When this chain is broken (commits don’t reference tasks, or tasks don’t exist) you lose the ability to answer basic questions:

  • Why did we make this change?
  • Who approved this work?
  • What was the bug we were trying to fix?
  • Is this feature actually done?

Teams that keep the chain intact resolve incidents in minutes, not hours. The difference isn’t talent; it’s traceability.

Minimum Traceability Fields

Each link in the chain needs specific data:

Link Required Fields
Task ID, owner, target build, acceptance criteria
Commit/CL Task ID + intent line
Build Build ID + triggering CL + asset manifest
Test Build ID + outcome
Deploy Build ID + environment

The Reality of Game Dev Task Management

Here’s what actually happens in most studios.

The TODO.txt Developer. Every team has one. A text file on their desktop with cryptic notes like “fix the thing with the door” and “Bob said check the animation.” When that developer goes on vacation, their institutional knowledge goes with them.

The DM Manager. The producer or lead who assigns tasks via Discord or Slack DMs. “Hey, can you fix that texture?” exists strictly between two people. When that producer is out sick, nobody knows what half the team is working on.

The Spreadsheet of Doom. A producer maintains a Google Sheet with task assignments. It’s always out of date. Nobody trusts it. But it’s the only place where priorities are written down, so everyone still checks it with a sense of dread.

The Sticky Note Wall. Great for visibility in the office. Useless for the remote contractor who joined last month. On one team, our art lead kept a whiteboard Kanban that never made it into Jira, so every build review started with a scavenger hunt.

Game dev makes this harder than web dev. You’re coordinating across disciplines that speak different languages: artists think in visual milestones, programmers think in systems, designers think in features. When a contractor joins mid-milestone, they don’t have your context. Only your task trail.

Tool Comparison

Before diving into Jira (the industry standard we love to hate), here’s a realistic look at the field with game-dev specifics that generic tech blogs usually miss:

Tool Best For Game Dev Notes
Jira AA/AAA studios Perforce linking, custom art/QA workflows. Great for multi-discipline teams. Complex and expensive, but it scales.
HacknPlan Game studios “Trello for Game Dev.” Visual, understands GDD structures. Can feel rigid if you don’t fit their model.
Codecks Indies Playful “trading card” UI, great Discord integration.

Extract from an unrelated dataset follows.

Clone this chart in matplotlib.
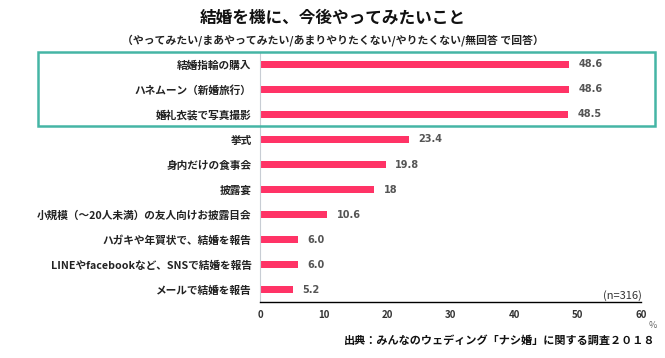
import matplotlib
matplotlib.use("Agg")
import matplotlib.pyplot as plt
from matplotlib.patches import Rectangle

plt.rcParams['font.family'] = ['Noto Sans CJK JP', 'DejaVu Sans']

categories = [
    '結婚指輪の購入',
    'ハネムーン（新婚旅行）',
    '婚礼衣装で写真撮影',
    '挙式',
    '身内だけの食事会',
    '披露宴',
    '小規模（～20人未満）の友人向けお披露目会',
    'ハガキや年賀状で、結婚を報告',
    'LINEやfacebookなど、SNSで結婚を報告',
    'メールで結婚を報告',
]
values = [48.6, 48.6, 48.5, 23.4, 19.8, 18, 10.6, 6.0, 6.0, 5.2]
value_labels = ['48.6', '48.6', '48.5', '23.4', '19.8', '18', '10.6', '6.0', '6.0', '5.2']
xticks = [0, 10, 20, 30, 40, 50, 60]

bar_color = '#FF3366'
box_color = '#45B5A5'

fig = plt.figure(figsize=(6.65, 3.58), dpi=100)
ax = fig.add_axes([0.391, 0.156, 0.573, 0.699])

y = list(range(len(categories)))
ax.barh(y, values, height=0.3, color=bar_color)
ax.set_ylim(len(categories) - 0.5, -0.5)
ax.set_xlim(0, 60)
ax.set_xticks(xticks)
ax.set_xticklabels([str(t) for t in xticks], fontsize=7, fontweight='bold', color='#333333')
ax.set_yticks(y)
ax.set_yticklabels(categories, fontsize=7.7, fontweight='bold', color='#222222')
ax.tick_params(axis='both', length=0)
ax.tick_params(axis='x', pad=6)
ax.tick_params(axis='y', pad=6)

for s in ['top', 'right']:
    ax.spines[s].set_visible(False)
ax.spines['left'].set_color('#C8CDD4')
ax.spines['left'].set_linewidth(0.8)
ax.spines['bottom'].set_color('#000000')
ax.spines['bottom'].set_linewidth(1.0)

for yi, v, lab in zip(y, values, value_labels):
    ax.text(v + 1.5, yi, lab, va='center', ha='left', fontsize=7,
            fontweight='bold', color='#555555', family='DejaVu Sans')

# highlight box around top three
box = Rectangle((38 / 665, 1 - 126 / 358), (655 - 38) / 665, (126 - 52) / 358,
                transform=fig.transFigure, fill=False, edgecolor=box_color,
                linewidth=1.8, clip_on=False)
fig.patches.append(box)

fig.text(0.5, 1 - 17 / 358, '結婚を機に、今後やってみたいこと', ha='center', va='center',
         fontsize=12, fontweight='bold', color='#111111')
fig.text(0.5, 1 - 40 / 358, '（やってみたい/まあやってみたい/あまりやりたくない/やりたくない/無回答 で回答）',
         ha='center', va='center', fontsize=7.8, fontweight='bold', color='#222222')
fig.text(642 / 665, 1 - 296 / 358, '(n=316)', ha='right', va='center', fontsize=8, color='#333333')
fig.text(653 / 665, 1 - 326 / 358, '%', ha='center', va='center', fontsize=6.5, color='#666666')
fig.text(655 / 665, 1 - 340 / 358, '出典：みんなのウェディング「ナシ婚」に関する調査２０１８',
         ha='right', va='center', fontsize=8, fontweight='bold', color='#111111')

fig.savefig('out.png', dpi=100)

You either love it or hate it.
Linear Fast-moving teams Keyboard-driven, incredibly fast for engineering. Art/QA pipelines usually need a second system.
P4 Plan Legacy AA/AAA Built for games, handles millions of tasks. Harder to integrate with modern CI; UX needs an upgrade.
GitHub Projects Code-heavy teams Free, native git integration. Perforce teams will need glue.
Monday.com Visual teams Great for producers and art leads, but weak for CL/build traceability.
Notion Documentation-heavy Flexible, great for wikis. Not a real PM tool.
Trello Small teams Simple, visual. Falls apart once you have more than 50 active tasks.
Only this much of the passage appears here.